そこで2018年度から国保の運営を都道府県に移し、財政基盤を広げる。保険料は市町村が徴収し、実績により保険料を安くできる仕組みとする。財政支援も広げ、17年度から公費3400億円を毎年投じる。財源の半分は、所得の高い大企業健保や公務員の共済組合の負担増で捻出する。
都道府県には国保を移すだけでなく、医療費の抑制も主導してもらう。割安な後発医薬品の普及などを進める期間6年の計画のなかに、医療費の目標を盛り込む。費用が目標を上回った場合の対策は、努力義務とする。

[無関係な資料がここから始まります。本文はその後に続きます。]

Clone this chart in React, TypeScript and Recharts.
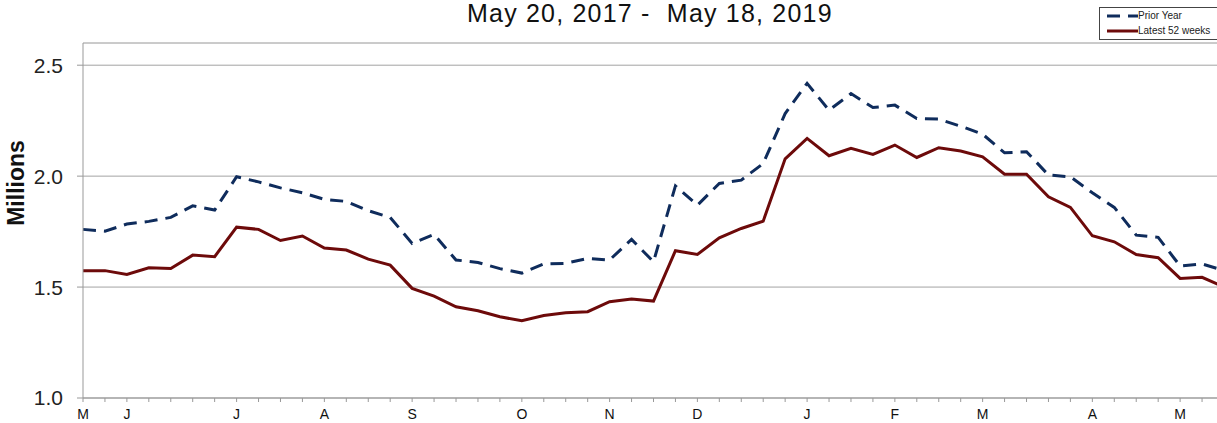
import {
  Line,
  XAxis,
  YAxis,
  LineChart,
  CartesianGrid,
  ReferenceLine,
} from "recharts";

// weekly values, in millions (53 weeks, last one sits just past the right edge)
const priorYear = [
  1.76, 1.752, 1.784, 1.796, 1.814, 1.866, 1.847, 1.997, 1.974, 1.947, 1.925,
  1.895, 1.886, 1.844, 1.814, 1.697, 1.737, 1.622, 1.611, 1.583, 1.563, 1.604,
  1.607, 1.629, 1.622, 1.715, 1.614, 1.956, 1.869, 1.967, 1.982, 2.057, 2.282,
  2.418, 2.297, 2.372, 2.309, 2.32, 2.26, 2.257, 2.225, 2.189, 2.105, 2.11,
  2.005, 1.997, 1.925, 1.859, 1.734, 1.724, 1.595, 1.604, 1.575,
];

const latest52 = [
  1.574, 1.574, 1.557, 1.587, 1.584, 1.644, 1.637, 1.77, 1.76, 1.71, 1.73,
  1.676, 1.667, 1.626, 1.599, 1.494, 1.459, 1.411, 1.393, 1.366, 1.348, 1.372,
  1.384, 1.389, 1.434, 1.446, 1.437, 1.664, 1.647, 1.722, 1.764, 1.797, 2.078,
  2.17, 2.092, 2.125, 2.098, 2.14, 2.084, 2.128, 2.113, 2.087, 2.009, 2.009,
  1.907, 1.859, 1.731, 1.704, 1.647, 1.632, 1.539, 1.544, 1.5,
];

// month initials and the week they sit on
const monthWeeks = [0, 2, 7, 11, 15, 20, 24, 28, 33, 37, 41, 46, 50];
const monthLabels = ["M", "J", "J", "A", "S", "O", "N", "D", "J", "F", "M", "A", "M"];

const yTicks = [1.0, 1.5, 2.0, 2.5];

const PRIOR_COLOR = "#0f2c5c";
const LATEST_COLOR = "#6d0a0a";

const weeks = priorYear.map((_, i) => i);
const data = weeks.map((w) => ({
  week: w,
  prior: priorYear[w],
  latest: latest52[w],
}));

const monthFor = (w: number) => {
  const k = monthWeeks.indexOf(w);
  return k >= 0 ? monthLabels[k] : "";
};

const MillionsLabel = () => (
  <text
    x={0}
    y={0}
    transform="translate(24, 183) rotate(-90)"
    textAnchor="middle"
    fontSize={23}
    fontWeight="bold"
    fill="#111"
  >
    Millions
  </text>
);

const LegendBox = () => (
  <div
    style={{
      position: "absolute",
      left: 1099,
      top: 7,
      width: 140,
      height: 33,
      border: "1px solid #444",
      background: "#fff",
      fontSize: 10,
      color: "#222",
      boxSizing: "border-box",
      zIndex: 1,
    }}
  >
    <div style={{ display: "flex", alignItems: "center", height: 15 }}>
      <svg width={38} height={6}>
        <line
          x1={7}
          y1={3}
          x2={38}
          y2={3}
          stroke={PRIOR_COLOR}
          strokeWidth={3}
          strokeDasharray="13 8"
        />
      </svg>
      <span>Prior Year</span>
    </div>
    <div style={{ display: "flex", alignItems: "center", height: 15 }}>
      <svg width={38} height={6}>
        <line x1={7} y1={3} x2={38} y2={3} stroke={LATEST_COLOR} strokeWidth={3} />
      </svg>
      <span>Latest 52 weeks</span>
    </div>
  </div>
);

const App = () => {
  return (
    <div
      style={{
        position: "absolute",
        left: 0,
        top: 0,
        width: 1217,
        height: 423,
        overflow: "hidden",
        background: "#fff",
        fontFamily: "'Liberation Sans', Arial, sans-serif",
      }}
    >
      <div
        style={{
          position: "absolute",
          left: 467,
          top: 1,
          fontSize: 25,
          lineHeight: 1,
          letterSpacing: 1.2,
          whiteSpace: "pre",
          color: "#111",
          zIndex: 1,
        }}
      >
        {"May 20, 2017 -  May 18, 2019"}
      </div>
      <LegendBox />
      <LineChart
        width={1240}
        height={423}
        data={data}
        margin={{ top: 43, right: 16, left: 0, bottom: 0 }}
      >
        <CartesianGrid horizontal vertical={false} stroke="#a3a3a3" />
        <ReferenceLine y={2.6} stroke="#c4c4c4" />
        <XAxis
          type="number"
          dataKey="week"
          domain={[0, 52]}
          ticks={weeks}
          interval={0}
          tickFormatter={monthFor}
          tickSize={4}
          tickMargin={7}
          height={25}
          stroke="#999"
          tick={{ fontSize: 14, fill: "#111" }}
        />
        <YAxis
          type="number"
          domain={[1, 2.6]}
          ticks={yTicks}
          allowDataOverflow
          tickFormatter={(v: number) => v.toFixed(1)}
          width={83}
          tickSize={6}
          tickMargin={14}
          stroke="#999"
          tick={{ fontSize: 21, fill: "#222" }}
          label={<MillionsLabel />}
        />
        <Line
          type="linear"
          dataKey="prior"
          name="Prior Year"
          stroke={PRIOR_COLOR}
          strokeWidth={3}
          strokeDasharray="13 8"
          dot={false}
          isAnimationActive={false}
        />
        <Line
          type="linear"
          dataKey="latest"
          name="Latest 52 weeks"
          stroke={LATEST_COLOR}
          strokeWidth={3}
          dot={false}
          isAnimationActive={false}
        />
      </LineChart>
    </div>
  );
};

export default App;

健保に対しては、医療費の請求や健診のデータを分析し効果的な病気の予防に取り組むよう促す。実績に応じて、健保の高齢者医療支援金の負担を最大10%減らせる仕組みを取り入れる方針だ。
医療保険部会では法案への異論はほとんど出なかった。厚労省は与党との調整や閣議決定を経て、今国会に法案を出す。成立すれば大企業健保の負担増などは4月1日からの施行とし、その他の項目も18年4月の国保移管までに順次施行する。